Records with drawing code
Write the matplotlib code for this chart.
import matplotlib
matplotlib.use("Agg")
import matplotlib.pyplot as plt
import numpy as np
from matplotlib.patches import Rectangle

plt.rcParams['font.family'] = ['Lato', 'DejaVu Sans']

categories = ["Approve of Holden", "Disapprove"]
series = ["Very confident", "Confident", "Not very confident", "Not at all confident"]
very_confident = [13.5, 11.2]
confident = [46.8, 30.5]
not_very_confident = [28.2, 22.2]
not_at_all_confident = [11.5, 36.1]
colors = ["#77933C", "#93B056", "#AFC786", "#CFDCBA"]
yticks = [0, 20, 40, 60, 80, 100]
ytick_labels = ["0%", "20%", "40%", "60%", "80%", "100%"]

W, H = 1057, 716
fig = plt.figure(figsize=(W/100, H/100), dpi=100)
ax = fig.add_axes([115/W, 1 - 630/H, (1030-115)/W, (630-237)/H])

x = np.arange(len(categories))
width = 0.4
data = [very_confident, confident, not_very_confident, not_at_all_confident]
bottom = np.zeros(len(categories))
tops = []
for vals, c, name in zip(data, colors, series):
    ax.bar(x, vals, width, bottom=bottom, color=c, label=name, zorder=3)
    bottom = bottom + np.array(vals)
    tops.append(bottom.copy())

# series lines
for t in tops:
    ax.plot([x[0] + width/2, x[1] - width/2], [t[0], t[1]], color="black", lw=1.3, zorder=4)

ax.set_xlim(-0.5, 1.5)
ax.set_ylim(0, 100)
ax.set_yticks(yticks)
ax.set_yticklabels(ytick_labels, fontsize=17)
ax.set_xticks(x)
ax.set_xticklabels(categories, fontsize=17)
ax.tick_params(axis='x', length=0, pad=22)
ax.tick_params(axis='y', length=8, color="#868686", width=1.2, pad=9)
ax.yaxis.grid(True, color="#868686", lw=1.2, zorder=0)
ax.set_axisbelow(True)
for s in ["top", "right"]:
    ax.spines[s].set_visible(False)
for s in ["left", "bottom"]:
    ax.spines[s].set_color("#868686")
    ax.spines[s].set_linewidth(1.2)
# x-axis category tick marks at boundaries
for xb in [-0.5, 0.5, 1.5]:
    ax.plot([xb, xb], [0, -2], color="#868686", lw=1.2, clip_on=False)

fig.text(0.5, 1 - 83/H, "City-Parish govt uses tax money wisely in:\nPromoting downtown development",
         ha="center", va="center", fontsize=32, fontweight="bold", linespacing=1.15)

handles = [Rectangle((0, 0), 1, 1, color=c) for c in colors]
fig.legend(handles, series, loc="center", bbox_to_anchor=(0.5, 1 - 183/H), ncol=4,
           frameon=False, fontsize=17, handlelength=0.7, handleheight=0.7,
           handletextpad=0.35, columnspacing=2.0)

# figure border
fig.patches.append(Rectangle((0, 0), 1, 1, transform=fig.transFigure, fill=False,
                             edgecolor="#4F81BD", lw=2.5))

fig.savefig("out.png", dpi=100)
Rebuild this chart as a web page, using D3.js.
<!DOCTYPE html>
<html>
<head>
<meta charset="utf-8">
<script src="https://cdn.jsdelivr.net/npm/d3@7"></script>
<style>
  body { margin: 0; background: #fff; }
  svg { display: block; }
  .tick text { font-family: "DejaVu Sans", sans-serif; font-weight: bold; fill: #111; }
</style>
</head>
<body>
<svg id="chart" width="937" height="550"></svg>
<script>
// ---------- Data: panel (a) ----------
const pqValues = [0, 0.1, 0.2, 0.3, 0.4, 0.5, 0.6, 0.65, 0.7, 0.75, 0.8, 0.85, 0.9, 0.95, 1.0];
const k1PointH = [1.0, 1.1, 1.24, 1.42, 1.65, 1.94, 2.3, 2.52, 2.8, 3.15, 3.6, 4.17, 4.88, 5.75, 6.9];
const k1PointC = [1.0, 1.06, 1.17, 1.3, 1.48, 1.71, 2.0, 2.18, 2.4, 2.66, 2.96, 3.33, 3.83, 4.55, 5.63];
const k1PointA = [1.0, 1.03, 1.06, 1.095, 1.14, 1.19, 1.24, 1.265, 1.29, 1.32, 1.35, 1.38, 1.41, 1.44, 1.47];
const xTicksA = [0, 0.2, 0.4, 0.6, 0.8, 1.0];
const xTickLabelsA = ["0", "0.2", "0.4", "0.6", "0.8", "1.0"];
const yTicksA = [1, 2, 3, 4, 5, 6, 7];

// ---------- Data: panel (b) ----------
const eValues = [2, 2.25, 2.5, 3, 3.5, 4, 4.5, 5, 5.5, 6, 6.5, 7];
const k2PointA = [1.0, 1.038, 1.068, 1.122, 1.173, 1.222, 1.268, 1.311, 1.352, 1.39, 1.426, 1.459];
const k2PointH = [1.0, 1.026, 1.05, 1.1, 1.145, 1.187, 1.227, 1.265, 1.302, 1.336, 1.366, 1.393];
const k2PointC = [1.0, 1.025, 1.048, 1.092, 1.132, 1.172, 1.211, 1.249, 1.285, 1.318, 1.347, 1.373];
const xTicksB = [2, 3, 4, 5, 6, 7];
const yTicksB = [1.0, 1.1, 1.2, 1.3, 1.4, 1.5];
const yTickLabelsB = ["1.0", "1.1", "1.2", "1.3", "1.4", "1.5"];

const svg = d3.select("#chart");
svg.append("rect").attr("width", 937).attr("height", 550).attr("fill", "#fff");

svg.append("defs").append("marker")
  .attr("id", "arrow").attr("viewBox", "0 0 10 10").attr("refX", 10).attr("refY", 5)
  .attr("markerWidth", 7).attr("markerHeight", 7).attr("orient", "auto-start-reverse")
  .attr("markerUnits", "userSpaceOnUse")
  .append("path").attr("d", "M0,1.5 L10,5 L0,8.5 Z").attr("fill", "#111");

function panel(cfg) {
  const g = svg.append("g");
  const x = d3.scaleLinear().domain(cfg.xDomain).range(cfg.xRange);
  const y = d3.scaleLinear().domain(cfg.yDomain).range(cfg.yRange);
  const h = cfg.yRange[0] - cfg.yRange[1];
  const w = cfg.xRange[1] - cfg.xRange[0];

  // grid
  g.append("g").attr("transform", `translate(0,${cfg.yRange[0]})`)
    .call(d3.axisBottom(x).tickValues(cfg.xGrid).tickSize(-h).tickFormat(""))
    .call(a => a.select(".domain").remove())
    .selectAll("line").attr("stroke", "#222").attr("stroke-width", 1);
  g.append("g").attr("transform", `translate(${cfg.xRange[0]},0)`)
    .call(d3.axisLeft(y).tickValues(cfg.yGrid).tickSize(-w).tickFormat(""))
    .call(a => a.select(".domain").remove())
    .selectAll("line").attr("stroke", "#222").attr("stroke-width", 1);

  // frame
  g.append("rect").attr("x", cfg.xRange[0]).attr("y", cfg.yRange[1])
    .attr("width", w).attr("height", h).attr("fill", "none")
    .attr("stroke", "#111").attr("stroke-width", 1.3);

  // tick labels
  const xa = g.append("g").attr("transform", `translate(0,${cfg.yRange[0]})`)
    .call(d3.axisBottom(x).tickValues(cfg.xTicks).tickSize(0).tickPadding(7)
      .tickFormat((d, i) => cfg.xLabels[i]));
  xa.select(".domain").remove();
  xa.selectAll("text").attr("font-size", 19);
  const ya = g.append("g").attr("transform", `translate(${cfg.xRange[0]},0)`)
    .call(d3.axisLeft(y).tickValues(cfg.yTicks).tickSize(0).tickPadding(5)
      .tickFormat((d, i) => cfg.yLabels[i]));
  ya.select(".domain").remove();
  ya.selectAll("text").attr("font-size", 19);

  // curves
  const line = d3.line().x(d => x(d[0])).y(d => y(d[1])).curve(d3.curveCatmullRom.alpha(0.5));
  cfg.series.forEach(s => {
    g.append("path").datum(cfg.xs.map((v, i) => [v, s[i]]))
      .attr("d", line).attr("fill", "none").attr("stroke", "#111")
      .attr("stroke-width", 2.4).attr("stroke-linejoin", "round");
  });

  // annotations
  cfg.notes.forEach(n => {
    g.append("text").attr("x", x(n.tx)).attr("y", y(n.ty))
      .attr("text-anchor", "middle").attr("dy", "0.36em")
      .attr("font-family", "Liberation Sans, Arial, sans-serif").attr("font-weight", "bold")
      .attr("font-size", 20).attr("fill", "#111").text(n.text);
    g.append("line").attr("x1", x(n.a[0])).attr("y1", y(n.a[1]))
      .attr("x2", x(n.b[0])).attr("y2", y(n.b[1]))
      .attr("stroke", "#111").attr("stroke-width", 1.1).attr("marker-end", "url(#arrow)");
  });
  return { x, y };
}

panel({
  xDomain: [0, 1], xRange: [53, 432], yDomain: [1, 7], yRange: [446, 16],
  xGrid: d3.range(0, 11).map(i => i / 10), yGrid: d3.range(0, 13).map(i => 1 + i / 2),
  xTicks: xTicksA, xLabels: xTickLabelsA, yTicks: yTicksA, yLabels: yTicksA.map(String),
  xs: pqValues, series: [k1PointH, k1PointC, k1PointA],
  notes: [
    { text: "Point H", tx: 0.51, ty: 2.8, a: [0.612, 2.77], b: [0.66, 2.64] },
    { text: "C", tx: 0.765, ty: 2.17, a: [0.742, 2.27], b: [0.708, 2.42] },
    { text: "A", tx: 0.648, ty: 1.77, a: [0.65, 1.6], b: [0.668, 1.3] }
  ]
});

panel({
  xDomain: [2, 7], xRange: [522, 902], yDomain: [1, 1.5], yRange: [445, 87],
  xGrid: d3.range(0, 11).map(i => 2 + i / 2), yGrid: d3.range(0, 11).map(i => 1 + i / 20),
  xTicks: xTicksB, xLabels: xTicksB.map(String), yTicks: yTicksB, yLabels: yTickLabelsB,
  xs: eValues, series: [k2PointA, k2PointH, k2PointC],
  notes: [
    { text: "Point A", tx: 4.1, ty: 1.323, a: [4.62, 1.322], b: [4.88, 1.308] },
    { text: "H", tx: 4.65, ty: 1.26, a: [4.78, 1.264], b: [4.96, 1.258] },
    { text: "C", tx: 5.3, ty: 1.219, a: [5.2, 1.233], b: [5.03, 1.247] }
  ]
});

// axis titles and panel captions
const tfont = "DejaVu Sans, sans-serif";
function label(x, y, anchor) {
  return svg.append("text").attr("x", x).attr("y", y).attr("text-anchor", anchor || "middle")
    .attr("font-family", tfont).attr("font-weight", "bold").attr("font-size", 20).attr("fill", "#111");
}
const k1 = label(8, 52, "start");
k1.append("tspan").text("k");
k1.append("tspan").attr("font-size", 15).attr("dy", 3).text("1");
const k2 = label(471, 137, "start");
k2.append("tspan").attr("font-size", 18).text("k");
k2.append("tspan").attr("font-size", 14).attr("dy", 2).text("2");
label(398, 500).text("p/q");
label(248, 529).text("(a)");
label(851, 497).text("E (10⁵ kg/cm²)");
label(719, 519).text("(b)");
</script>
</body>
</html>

GIVEN EXERCISE | Repeat the entries above verbatim, but only from the line that has "Rebuild this chart" down to the line that has "const yTicksA = [1, 2, 3, 4, 5, 6, 7];", inclusive.

FINAL RESULT |
Rebuild this chart as a web page, using D3.js.
<!DOCTYPE html>
<html>
<head>
<meta charset="utf-8">
<script src="https://cdn.jsdelivr.net/npm/d3@7"></script>
<style>
  body { margin: 0; background: #fff; }
  svg { display: block; }
  .tick text { font-family: "DejaVu Sans", sans-serif; font-weight: bold; fill: #111; }
</style>
</head>
<body>
<svg id="chart" width="937" height="550"></svg>
<script>
// ---------- Data: panel (a) ----------
const pqValues = [0, 0.1, 0.2, 0.3, 0.4, 0.5, 0.6, 0.65, 0.7, 0.75, 0.8, 0.85, 0.9, 0.95, 1.0];
const k1PointH = [1.0, 1.1, 1.24, 1.42, 1.65, 1.94, 2.3, 2.52, 2.8, 3.15, 3.6, 4.17, 4.88, 5.75, 6.9];
const k1PointC = [1.0, 1.06, 1.17, 1.3, 1.48, 1.71, 2.0, 2.18, 2.4, 2.66, 2.96, 3.33, 3.83, 4.55, 5.63];
const k1PointA = [1.0, 1.03, 1.06, 1.095, 1.14, 1.19, 1.24, 1.265, 1.29, 1.32, 1.35, 1.38, 1.41, 1.44, 1.47];
const xTicksA = [0, 0.2, 0.4, 0.6, 0.8, 1.0];
const xTickLabelsA = ["0", "0.2", "0.4", "0.6", "0.8", "1.0"];
const yTicksA = [1, 2, 3, 4, 5, 6, 7];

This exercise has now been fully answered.